Congress fights over future of export bank

Since the Export-Import Bank was founded in 1934, Congress has methodically renewed its charter two-dozen times with little or no controversy, attesting to the independent federal agency's low-key, generally well-regarded mission of helping finance American companies' overseas sales.

This year, however, with Congress at its dysfunctional worst, it's different.

In the Senate, reauthorization of the Ex-Im Bank enjoys wide bipartisan support, but Democrats and Republicans can't agree on a voting process. In the House, Republicans are torn between their business allies who are strong Ex-Im backers and conservative groups which say the agency should be eliminated. Add to that a dispute between Boeing Co., a major beneficiary of Ex-Im financing, and Delta Air Lines, which says such financing has hurt its bottom line.

The bank's current charter expires at the end of this month. At about the same time, the institution will hit its statutory lending cap of $100 billion.

In March, Senate Democrats proposed renewing the bank's charter for four years and raising the lending cap to $140 billion. But when they tried to attach that to a bill promoting small business investment, Republicans rebelled and shot it down.

Republicans said they were happy to take up the bank's renewal as a separate measure subject to a few amendments, but didn't want it slowing down passage of the small business bill, a GOP favorite. Senate Majority Leader Harry Reid, D-Nev., insisted, saying the renewal needed to be attached to the small business measure, or another bill heading for passage, to have a chance of getting through the House.

Since then House Majority Leader Eric Cantor, R-Va., who originally sought a shorter and more restrictive reauthorization, and the House's second-ranked Democrat, Steny Hoyer of Maryland, have been trying to negotiate a deal that can satisfy the bank's House critics while still being acceptable to the Senate.

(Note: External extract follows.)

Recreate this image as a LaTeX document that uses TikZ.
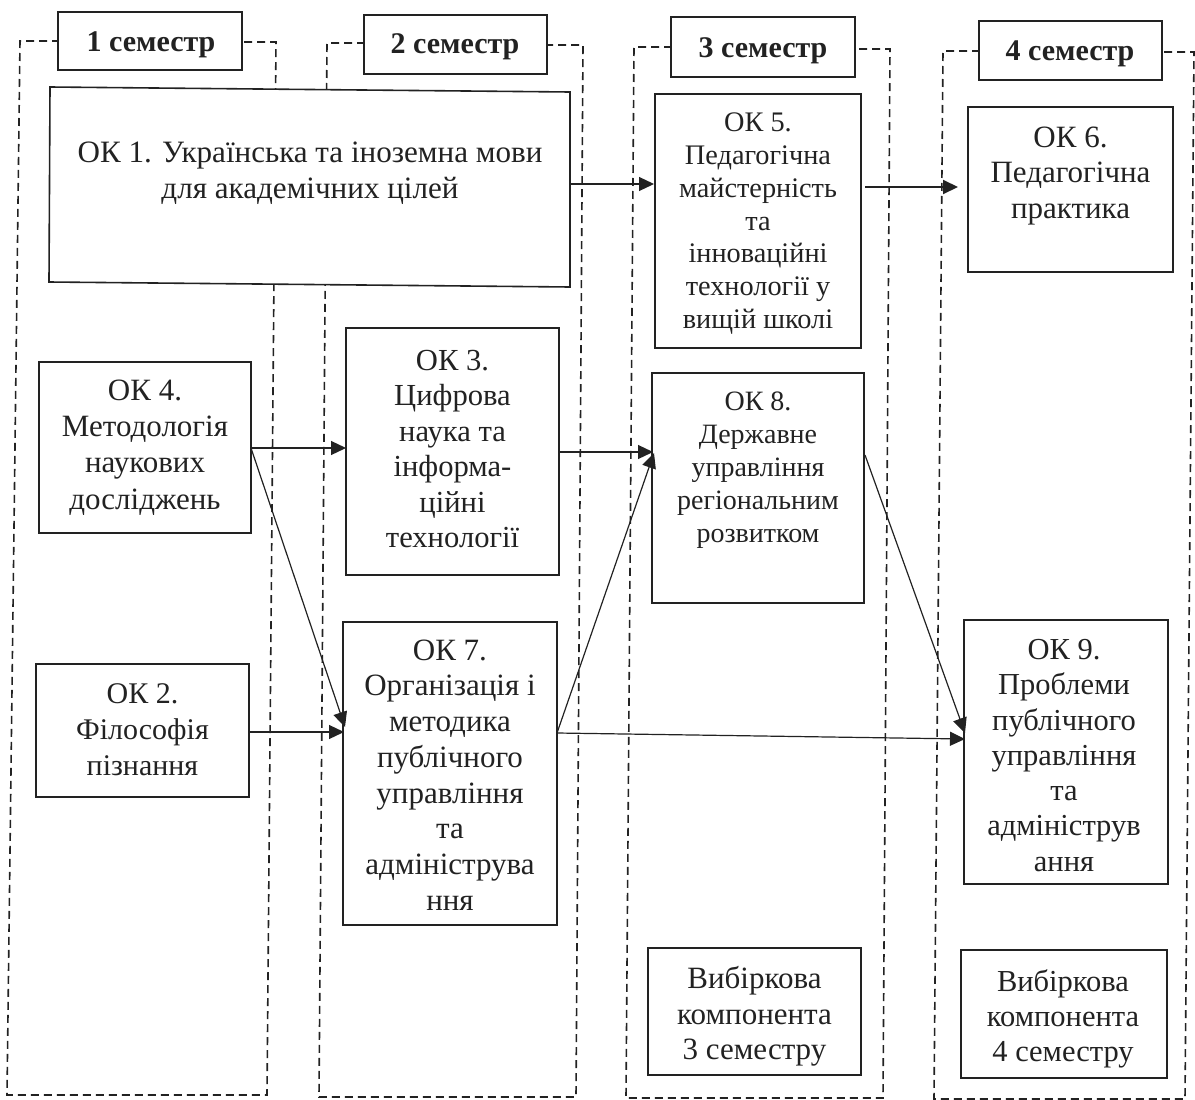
\documentclass[tikz,border=0pt]{standalone}
\usepackage{fontspec}
\setmainfont{Liberation Serif}
\usetikzlibrary{arrows.meta,calc}
\definecolor{ink}{HTML}{222222}
\tikzset{
  boxline/.style={draw=ink,line width=1.6pt,fill=white},
  headtext/.style={text=ink,font=\bfseries\fontsize{30}{34}\selectfont,inner sep=0pt,anchor=base},
  frame/.style={draw=ink,line width=1.6pt,dash pattern=on 8pt off 5pt},
  arr/.style={draw=ink,line width=1.2pt,-{Triangle[length=15pt,width=14pt]}}
}
\newcommand{\bx}[9]{% name x1 y1 x2 y2 text offset size leading
  \path[boxline] (#2,-#3) rectangle (#4,-#5);
  \coordinate (#1) at ({(#2+#4)/2},-#3);
  \node[align=center,text=ink,font=\fontsize{#8}{#9}\selectfont,anchor=north,inner sep=0pt] (#1t) at ($(#1)+(#7)$) {#6};
}
\begin{document}
\begin{tikzpicture}[x=1pt,y=1pt]
\useasboundingbox (0,0) rectangle (1195,-1100);
% frames
\draw[frame] (60,-41) -- (20,-41) -- (7,-1095) -- (267,-1095) -- (276,-42) -- (243,-42);
\draw[frame] (365,-43) -- (327,-43) -- (319,-1097) -- (576,-1097) -- (583,-45) -- (548,-45);
\draw[frame] (672,-47) -- (634,-47) -- (626,-1098) -- (883,-1098) -- (890,-49) -- (856,-49);
\draw[frame] (980,-51) -- (943,-51) -- (934,-1099) -- (1185,-1099) -- (1194,-52) -- (1163,-52);
% heads
\path[boxline] (58,-12) rectangle (242,-70) coordinate (h1);
\path[boxline] (364,-15) rectangle (547,-74) coordinate (h2);
\path[boxline] (671,-17) rectangle (855,-77) coordinate (h3);
\path[boxline] (979,-21) rectangle (1162,-80) coordinate (h4);
\node[headtext] (h1t) at (151,-51) {1 семестр};
\node[headtext] (h2t) at (455,-53) {2 семестр};
\node[headtext] (h3t) at (763,-57) {3 семестр};
\node[headtext] (h4t) at (1070,-60) {4 семестр};
% boxes
\path[boxline] (50,-87) -- (570,-92) -- (570,-287) -- (49,-282) -- cycle;
\coordinate (ok1) at (310,-87);
\node[align=center,text=ink,font=\fontsize{31.1}{36}\selectfont,anchor=north,inner sep=0pt] (ok1t) at ($(ok1)+(0,-54.5)$) {ОК 1. Українська та іноземна мови\\для академічних цілей};
\bx{ok5}{655}{94}{861}{348}{ОК 5.\\Педагогічна\\майстерність\\та\\інноваційні\\технології у\\вищій школі}{0,-19}{28.3}{32.7}
\bx{ok6}{968}{107}{1173}{272}{ОК 6.\\Педагогічна\\практика}{0,-19.5}{31}{35.5}
\bx{ok4}{39}{362}{251}{533}{ОК 4.\\Методологія\\наукових\\досліджень}{0,-17.5}{31}{36.3}
\bx{ok3}{346}{328}{559}{575}{ОК 3.\\Цифрова\\наука та\\інформа-\\ційні\\технології}{0,-22}{30.6}{35.4}
\bx{ok8}{652}{373}{864}{603}{ОК 8.\\Державне\\управління\\регіональним\\розвитком}{0,-18.5}{28}{33}
\bx{ok2}{36}{664}{249}{797}{ОК 2.\\Філософія\\пізнання}{0,-19}{30}{36}
\bx{ok7}{343}{622}{557}{925}{ОК 7.\\Організація і\\методика\\публічного\\управління\\та\\адмініструва\\ння}{0,-17.5}{31}{35.7}
\bx{ok9}{964}{620}{1168}{884}{ОК 9.\\Проблеми\\публічного\\управління\\та\\адмініструв\\ання}{-2,-19}{30.5}{35.3}
\bx{ve3}{648}{948}{861}{1075}{Вибіркова\\компонента\\3 семестру}{0,-18.5}{31}{35.5}
\bx{ve4}{961}{950}{1167}{1078}{Вибіркова\\компонента\\4 семестру}{-1,-19.5}{30.5}{35}
% anchors
\coordinate (a1) at (570,-184); \coordinate (a5) at (654,-184);
\coordinate (b5) at (865,-187); \coordinate (b6) at (958,-187);
\coordinate (c4) at (251,-448); \coordinate (c3) at (346,-448);
\coordinate (d3) at (559,-452); \coordinate (d8) at (653,-452);
\coordinate (e4) at (251,-448); \coordinate (e7) at (345,-727);
\coordinate (f2) at (249,-732); \coordinate (f7) at (344,-732);
\coordinate (g7) at (557,-733); \coordinate (g9) at (965,-739);
\coordinate (h7) at (557,-733); \coordinate (h8) at (654,-453);
\coordinate (i8) at (865,-455); \coordinate (i9) at (965,-733);
\draw[arr] (a1) -- (a5);
\draw[arr,line width=2pt] (b5) -- (b6);
\draw[arr] (c4) -- (c3);
\draw[arr] (d3) -- (d8);
\draw[arr] (e4) -- (e7);
\draw[arr] (f2) -- (f7);
\draw[arr] (g7) -- (g9);
\draw[arr] (h7) -- (h8);
\draw[arr] (i8) -- (i9);
\end{tikzpicture}
\end{document}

U.S. Chamber of Commerce executive vice president Bruce Josten wrote lawmakers that failure to find a solution and extend the bank's life "would amount to unilateral disarmament in the face of other nations' aggressive trade finance programs."

"Whether you like it or not, other countries are Export-Import Bank on steroids," said Republican Sen. Lindsey Graham, whose state of South Carolina is manufacturing Boeing's new 787 Dreamliner. "If we just get out of this business, companies like Boeing will be unable to sell their airplanes."

Graham and others point out that while the Ex-Im Bank provided $32 billion in financing last year, its counterpart agency in Canada financed three times that amount and China backed up its exports with some $300 billion in financing.

The Export-Import Bank provides financing support for about 2 percent of U.S. exports, stepping in when private banks leery of more risky foreign sales are reluctant to offer the credit the U.S. company needs for working capital or the foreign buyer needs to secure a loan. Most of its support comes in the form of loan guarantees, but it also offers direct loans and credit insurance.

The bank says that its transactions supported some 290,000 American jobs at no cost to taxpayers. It operates through fees and interest charged its customers and over the past five years has paid $1.9 billion into the Treasury.

Still, conservative groups such as the Club for Growth and Heritage Action for America are urging lawmakers to reject Ex-Im Bank reauthorization and have made it a "key vote" in how they rate lawmakers' records. The groups say the bank distorts markets and picks winners and losers in the private sector. "Not only should members of Congress reject this expansion of authority, but they should reject the bank's charter and shut it down for good," the Club for Growth said.

It's not the first time Republicans have been pulled in opposite directions by small-government devotees on one side and their business friends or constituents on the other. A similar situation arose on a still-pending bill to finance highways and other infrastructure and on legislation to keep federal student loan interest rates low. In this case, the conservatives' ties to the business community appear to be winning out.

In late April, 30 House Republicans wrote Cantor and House Speaker John Boehner that "as conservatives, we believe it is imperative that Congress move forward with a multiyear reauthorization of Ex-Im that provides certainty and stability for U.S. manufacturers and exporters as soon as possible." They said that, while in a perfect world there would be no need for this type of export financing, "it seems counterproductive to unilaterally disengage."

They also noted that more than 700 small businesses were among the companies that used the bank for the first time last year, echoing the bank's assertions that it is far more than "Boeing's bank."

Last year 87 percent of the bank's transactions directly benefited small business, a total of $6 billion in export-financing support. At the same time the bank helped finance about $11 billion worth of Boeing's large commercial sales, supporting 85,000 aerospace jobs and assuring that Boeing can compete on a more equal footing with Airbus.

But it also eases the way for foreign carriers, such as Air India, to buy Boeing's newest aircraft, and Delta argues that this has resulted in it being squeezed out of some markets, to the detriment of its workforce.

The airline is not against Ex-Im reauthorization, said Delta spokesman Trebor Banstetter. But he said the bank needs to be more transparent in its dealings and assure that its analyses of how financing affects employment extend to airline employees as well as aircraft manufacturers. He also urged the government to open negotiations with Europe on finding a way for both sides to get out of the business of export credit for aircraft sales.